▶ _Task requirements_
Return only the lines from the top of the data down to the one that holds "import plotly.graph_objects as go", both included, without any pictures.

>>>>>

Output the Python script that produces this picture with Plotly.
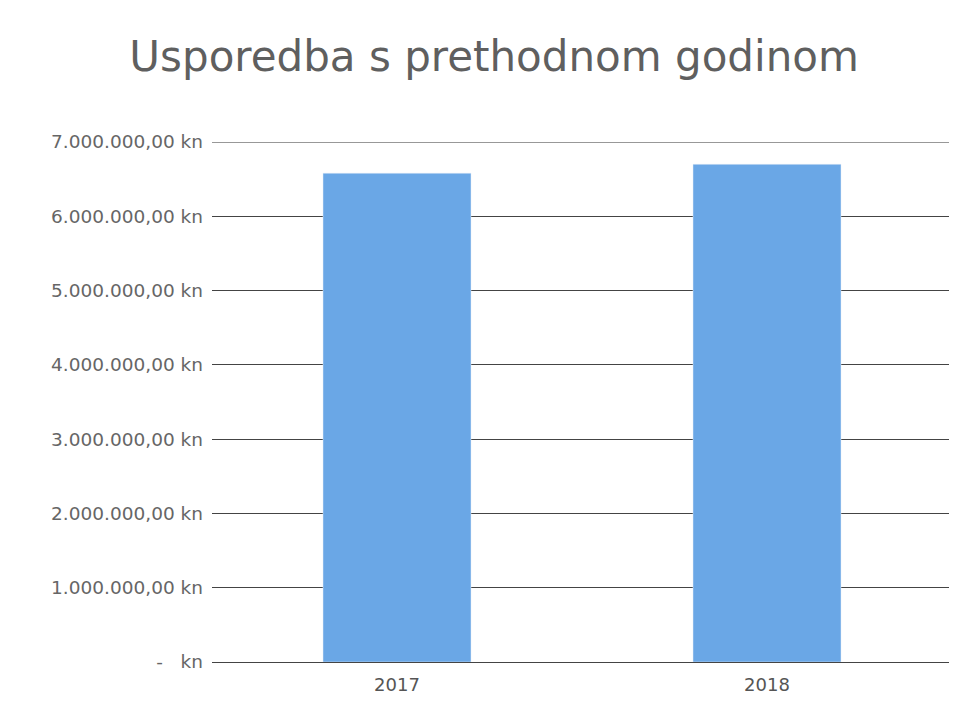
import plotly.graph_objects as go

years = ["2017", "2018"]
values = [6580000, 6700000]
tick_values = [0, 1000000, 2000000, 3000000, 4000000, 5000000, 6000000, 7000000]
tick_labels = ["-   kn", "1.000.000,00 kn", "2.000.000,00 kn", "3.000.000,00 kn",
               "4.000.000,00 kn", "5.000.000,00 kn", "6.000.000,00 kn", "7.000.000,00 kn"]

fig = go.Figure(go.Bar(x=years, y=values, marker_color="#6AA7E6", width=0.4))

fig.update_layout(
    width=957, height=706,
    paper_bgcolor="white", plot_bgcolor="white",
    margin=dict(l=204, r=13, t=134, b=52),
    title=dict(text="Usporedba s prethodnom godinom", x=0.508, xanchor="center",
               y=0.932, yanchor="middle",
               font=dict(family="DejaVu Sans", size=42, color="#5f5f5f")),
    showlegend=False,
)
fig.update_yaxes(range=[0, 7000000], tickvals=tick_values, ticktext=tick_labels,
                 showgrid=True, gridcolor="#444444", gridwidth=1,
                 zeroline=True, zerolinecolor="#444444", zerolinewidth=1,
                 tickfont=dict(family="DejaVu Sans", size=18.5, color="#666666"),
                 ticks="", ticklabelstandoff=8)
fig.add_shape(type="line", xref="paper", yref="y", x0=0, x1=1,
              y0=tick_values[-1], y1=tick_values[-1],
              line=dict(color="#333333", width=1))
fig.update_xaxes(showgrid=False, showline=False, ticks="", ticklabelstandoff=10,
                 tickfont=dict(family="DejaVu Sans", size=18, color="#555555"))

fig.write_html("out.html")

<<<<<

▶ _Finished exercise_
Output the Python script that produces this picture with Plotly.
import plotly.graph_objects as go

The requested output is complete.